‘Opium Den’ in New Chinatown Hotel Stirs Controversy

Hotel 50 Bowery (Photo by Shuhan Yu via World Journal)

Hotel 50 Bowery, a brand new branch of the boutique chain Joie de Vivre, immediately stirred controversy right after it opened on May 16 in the heart of Chinatown. The opium den-themed parlor lounge that the 229-room hotel plans to unveil in June raised eyebrows among some in the community who blame the hotel for commercializing the painful memory of the Opium Wars, in which the Qing Dynasty was forced to sign humiliating treaties with the British invaders. A spokesperson from Bowery Holdings LLC, which owns the hotel, declined to comment because the company does not manage the hotel. The parent brand, Joie de Vivre, didn’t respond by press time. 

The 22-floor Hotel 50 Bowery is a building developed by Chu Enterprises LLC, a major development company in Chinatown to fulfill its founder, the late pioneer real estate developer Joseph Chu’s desire to give back to the community. Chu, who envisioned the hotel, passed away before he realized his dream. His son Alex and grandson Jonathan took over the torch to build the hotel, now the tallest building in Chinatown. The second floor of the hotel is designated as a public gallery jointly run with the Museum of Chinese in America to display antiques accidentally uncovered during the construction, such as the hundred-year-old wine bottles and dishes from the Bull’s Head Tavern which was located on the site, as well as exhibitions about the history of Chinatown. 

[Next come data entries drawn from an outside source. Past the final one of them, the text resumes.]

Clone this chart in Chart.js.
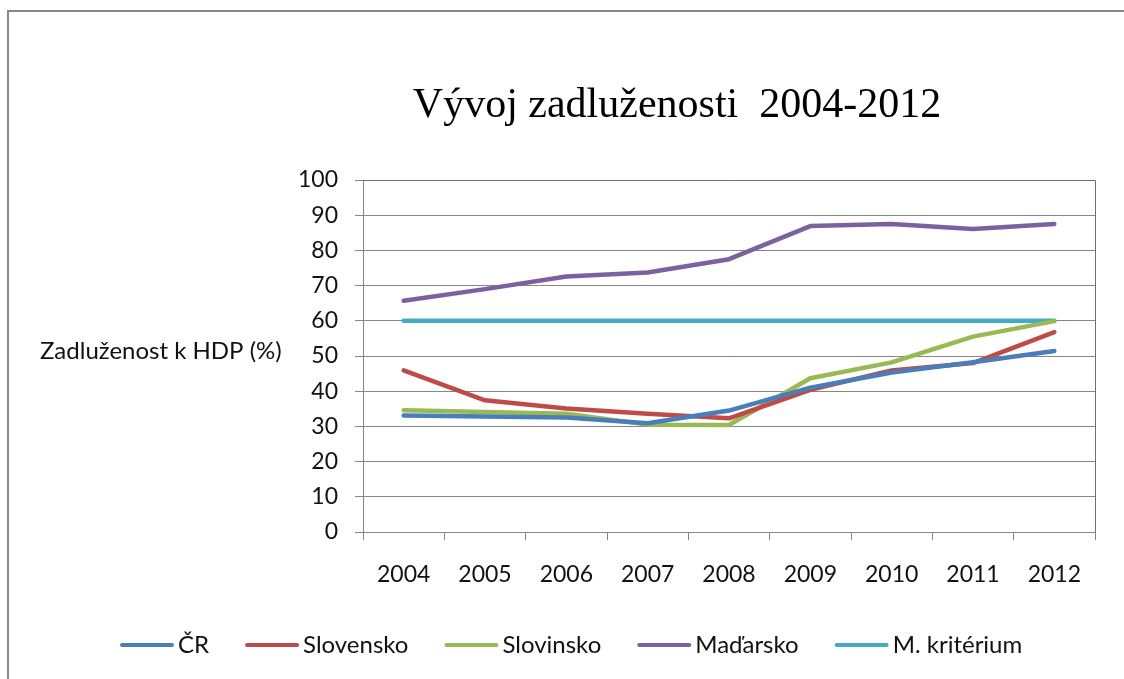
<!DOCTYPE html>
<html><head><meta charset="utf-8">
<script src="https://cdn.jsdelivr.net/npm/chart.js@4"></script>
<style>
html,body{margin:0;padding:0;background:#fff;overflow:hidden;}
#frame{position:absolute;left:7px;top:10px;width:3000px;height:3000px;border-left:2px solid #888;border-top:2px solid #888;}
#wrap{position:absolute;left:0;top:0;width:1124px;height:679px;}
</style></head><body>
<div id="frame"></div>
<div id="wrap"><canvas id="c" width="1124" height="679"></canvas></div>
<script>
const years = ['2004','2005','2006','2007','2008','2009','2010','2011','2012'];
const cr        = [33.1, 32.8, 32.5, 30.9, 34.5, 41.0, 45.3, 48.2, 51.4];
const slovensko = [45.9, 37.4, 35.1, 33.6, 32.3, 40.4, 45.9, 48.0, 56.8];
const slovinsko = [34.6, 34.1, 33.6, 30.5, 30.4, 43.7, 48.2, 55.5, 59.9];
const madarsko  = [65.7, 69.0, 72.6, 73.7, 77.5, 86.9, 87.5, 86.1, 87.5];
const kriterium = [60, 60, 60, 60, 60, 60, 60, 60, 60];
const seriesNames = ['ČR', 'Slovensko', 'Slovinsko', 'Maďarsko', 'M. kritérium'];
const seriesColors = ['#4A7EBB', '#BE4B48', '#98B954', '#7D60A0', '#46AAC5'];
const yMin = 0, yMax = 100, yStep = 10;
const titleText = 'Vývoj zadluženosti  2004-2012';
const yLabelText = 'Zadluženost k HDP (%)';

const FONT = 'Lato';
const series = [cr, slovensko, slovinsko, madarsko, kriterium];

const decor = {
  id: 'decor',
  beforeDatasetsDraw(chart) {
    const {ctx, chartArea: a} = chart;
    ctx.save();
    ctx.strokeStyle = '#6e6e6e';
    ctx.lineWidth = 1;
    ctx.beginPath();
    ctx.moveTo(a.left, Math.round(a.top) + 0.5);
    ctx.lineTo(Math.round(a.right) + 0.5, Math.round(a.top) + 0.5);
    ctx.lineTo(Math.round(a.right) + 0.5, a.bottom);
    ctx.stroke();
    ctx.restore();
  },
  afterDraw(chart) {
    const {ctx, chartArea: a} = chart;
    ctx.save();
    // title
    ctx.fillStyle = '#000';
    ctx.font = '42px "Liberation Serif"';
    ctx.textAlign = 'center';
    ctx.textBaseline = 'alphabetic';
    ctx.fillText(titleText, 677, 117);
    // horizontal y-axis label
    ctx.font = '24px ' + FONT;
    ctx.fillStyle = '#111';
    ctx.textAlign = 'left';
    ctx.fillText(yLabelText, 40, (a.top + a.bottom) / 2 + 3);
    // legend
    let x = 120;
    const y = 645;
    ctx.textBaseline = 'middle';
    chart.data.datasets.forEach(ds => {
      ctx.strokeStyle = ds.borderColor;
      ctx.lineWidth = 4;
      ctx.lineCap = 'round';
      ctx.beginPath();
      ctx.moveTo(x + 2, y);
      ctx.lineTo(x + 52, y);
      ctx.stroke();
      ctx.fillStyle = '#111';
      ctx.fillText(ds.label, x + 58, y);
      x += 58 + ctx.measureText(ds.label).width + 36;
    });
    ctx.restore();
  }
};

new Chart(document.getElementById('c'), {
  type: 'line',
  data: {
    labels: years,
    datasets: series.map((d, i) => ({
      label: seriesNames[i],
      data: d,
      borderColor: seriesColors[i],
      backgroundColor: seriesColors[i],
      borderWidth: 4.5,
      pointRadius: 0,
      tension: 0,
      borderJoinStyle: 'round',
      borderCapStyle: 'round',
      fill: false
    }))
  },
  options: {
    responsive: false,
    devicePixelRatio: 1,
    animation: false,
    layout: { padding: { left: 0, top: 180, right: 29, bottom: 87 } },
    plugins: { legend: { display: false }, title: { display: false }, tooltip: { enabled: false } },
    scales: {
      x: {
        offset: true,
        grid: { offset: true, drawOnChartArea: false, tickLength: 8, color: '#868686', lineWidth: 1 },
        border: { color: '#868686', width: 1 },
        ticks: { color: '#111', font: { family: FONT, size: 23 }, padding: 21, maxRotation: 0, autoSkip: false },
        afterFit(s) { s.height = 60; }
      },
      y: {
        min: yMin, max: yMax,
        grid: { tickLength: 8, color: '#868686', lineWidth: 1 },
        border: { color: '#868686', width: 1 },
        ticks: { stepSize: yStep, color: '#111', font: { family: FONT, size: 23 }, padding: 17 },
        afterFit(s) { s.width = 363; }
      }
    }
  },
  plugins: [decor]
});
</script>
</body></html>
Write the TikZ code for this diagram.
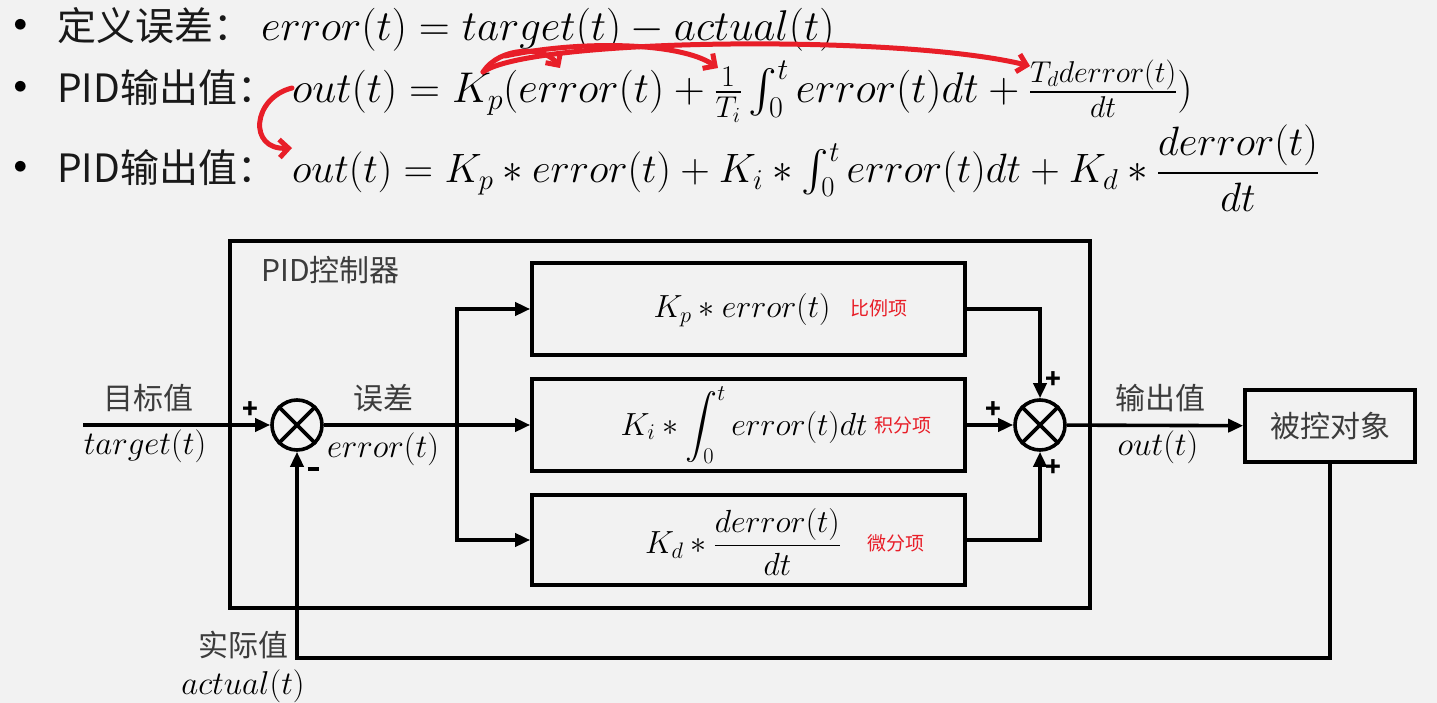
\RequirePackage{fix-cm}
\documentclass[tikz,border=0pt]{standalone}
\usepackage{amsmath,amssymb}
\usepackage{fontspec}
\usepackage{tikz}
\usetikzlibrary{arrows.meta}
\usepackage{xcolor}
\newfontfamily\cjk{Noto Sans CJK SC}
\definecolor{slidegray}{RGB}{242,242,242}
\definecolor{penred}{RGB}{232,30,40}
\definecolor{inkgray}{RGB}{60,60,60}
\newcommand{\pxsize}[1]{\fontsize{#1}{#1}\selectfont}

\begin{document}
\begin{tikzpicture}[x=1pt, y=-1pt, >={Triangle[length=15pt, width=13pt]},
    sig/.style={line width=3.6pt},
    block/.style={draw, line width=3.6pt, minimum width=433pt, minimum height=92pt, inner sep=0pt},
    sumnode/.style={draw, circle, line width=3.6pt, minimum size=50pt, inner sep=0pt},
    cjklbl/.style={font=\cjk\pxsize{30}, text=inkgray},
    toplbl/.style={anchor=base west, inner sep=0pt, font=\cjk\pxsize{39}, text=black!90},
    topeq/.style={anchor=base west, inner sep=0pt, font=\pxsize{43}},
    mathlbl/.style={font=\pxsize{33}},
    boxmath/.style={font=\pxsize{32}},
    sign/.style={font=\cjk\bfseries\pxsize{26}},
    termnote/.style={font=\cjk\pxsize{19}, text=penred},
    pen/.style={draw=penred, line width=5pt, line cap=round, line join=round, -{Straight Barb[length=9pt, width=18pt]}}]
      \useasboundingbox (0,0) rectangle (1437,703);
      \fill[slidegray] (0,0) rectangle (1437,703);

      \foreach \y/\n in {28/b1, 90/b2, 170/b3} {
        \node[font=\pxsize{48}] (\n) at (21,\y) {\textbullet};
      }
      \node[toplbl] (def1) at (57,41) {定义误差：};
      \node[topeq] (eq1) at (261,41) {$error(t) = target(t) - actual(t)$};
      \node[toplbl] (def2) at (57,103) {PID输出值：};
      \node[topeq] (eq2) at (292,103) {$out(t) = K_p(error(t) + \frac{1}{T_i}\int_0^t error(t)dt + \frac{T_d derror(t)}{dt})$};
      \node[toplbl] (def3) at (57,183) {PID输出值：};
      \node[topeq, font=\pxsize{41}] (eq3) at (292,183) {$out(t) = K_p * error(t) + K_i * \int_0^t error(t)dt + K_d * \dfrac{derror(t)}{dt}$};

      \draw[pen] (483,72) .. controls (500,46) and (545,46) .. (560,68);
      \draw[pen] (505,56) .. controls (580,40) and (680,42) .. (718,68);
      \draw[pen] (483,72) .. controls (530,38) and (900,34) .. (1030,66);
      \draw[pen] (292,88) .. controls (252,98) and (248,150) .. (292,148);

      \node[draw, line width=3.6pt, minimum width=860pt, minimum height=367pt] (pid) at (660,424.5) {};
      \node[cjklbl, anchor=west] (pidzh) at (258,270) {PID控制器};
      \node[block] (pterm) at (748.5,309) {};
      \node[block] (iterm) at (748.5,425) {};
      \node[block, minimum height=90pt] (dterm) at (748.5,540) {};
      \node[boxmath] (ptxt) at (742,310) {$K_p * error(t)$};
      \node[termnote] (pnote) at (879,308) {比例项};
      \node[boxmath] (itxt) at (744,425) {$K_i * \displaystyle\int_0^t error(t)dt$};
      \node[termnote] (inote) at (903,425) {积分项};
      \node[boxmath] (dtxt) at (743,542) {$K_d * \dfrac{derror(t)}{dt}$};
      \node[termnote] (dnote) at (896,543) {微分项};

      \node[sumnode] (s1) at (297,425) {};
      \node[sumnode] (s2) at (1040,425) {};
      \foreach \s in {s1, s2} {
        \draw[sig] (\s.45) -- (\s.225) (\s.135) -- (\s.315);
      }
      \node[draw, line width=3.6pt, minimum width=170pt, minimum height=72pt, cjklbl] (plant) at (1330,426) {被控对象};

      \coordinate (in) at (83,425);
      \coordinate (split) at (457,425);
      \coordinate (fb) at (297,658);
      \draw[sig, ->] (in) -- (s1);
      \draw[sig] (s1) -- (split);
      \draw[sig, ->] (split) -- (iterm);
      \draw[sig, ->] (split) |- (pterm);
      \draw[sig, ->] (split) |- (dterm);
      \draw[sig, ->] (pterm) -| (s2);
      \draw[sig, ->] (iterm) -- (s2);
      \draw[sig, ->] (dterm) -| (s2);
      \draw[sig, ->] (s2) -- (plant);
      \draw[sig, ->] (plant) |- (fb) -- (s1);

      \node[sign] (p1) at (250,410) {+};
      \node[inner sep=0pt] (m1) at (313,469) {\rule{11pt}{3.5pt}};
      \node[sign] (p2) at (993,410) {+};
      \node[sign] (p3) at (1053,380) {+};
      \node[sign] (p4) at (1053,468) {+};

      \node[cjklbl] (tgtzh) at (148,398) {目标值};
      \node[mathlbl] (tgt) at (145,446) {$target(t)$};
      \node[cjklbl] (errzh) at (383,398) {误差};
      \node[mathlbl] (err) at (383,449) {$error(t)$};
      \node[cjklbl] (outzh) at (1160,398) {输出值};
      \node[mathlbl] (outl) at (1158,447) {$out(t)$};
      \node[cjklbl] (actzh) at (243,645) {实际值};
      \node[mathlbl] (act) at (243,686) {$actual(t)$};
    \end{tikzpicture}
\end{document}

The lounge in question, named The Green Lady, is slated to open this summer. It offers live music and other entertainment facilities for guests to relax there. But it is backfiring – as if someone had dropped a bomb on the community. “The lounge brings back historic memories of the Opium Wars in the Qing Dynasty,” said Karlin Chan, a community activist, on May 22. “In the late 1800s, there were many fake opium dens in Chinatown run by white people. The 1882 Chinese Exclusion Act makes me suspect the dens were not real.”  Chan vehemently opposes Joie de Vivre using an opium den as a theme for the lounge. “The hotel is the pride of the community. But at the same time, it allows the management to market it using a negative stereotype of the Chinese. Isn’t it ironic?” Chan said. 

But Wellington Chen, executive director of the Chinatown Partnership, doesn’t agree. “The more you know about the history of Chinatown, the more you are aware that there are too many dark spots in history,” said Chen. But the marketing of a hotel has to be able to attract eyeballs. “Yves Saint Laurent has a perfume product called Opium. That is also a kind of marketing. So when a Chinese hotel mentions this history, is it really a vicious attempt?”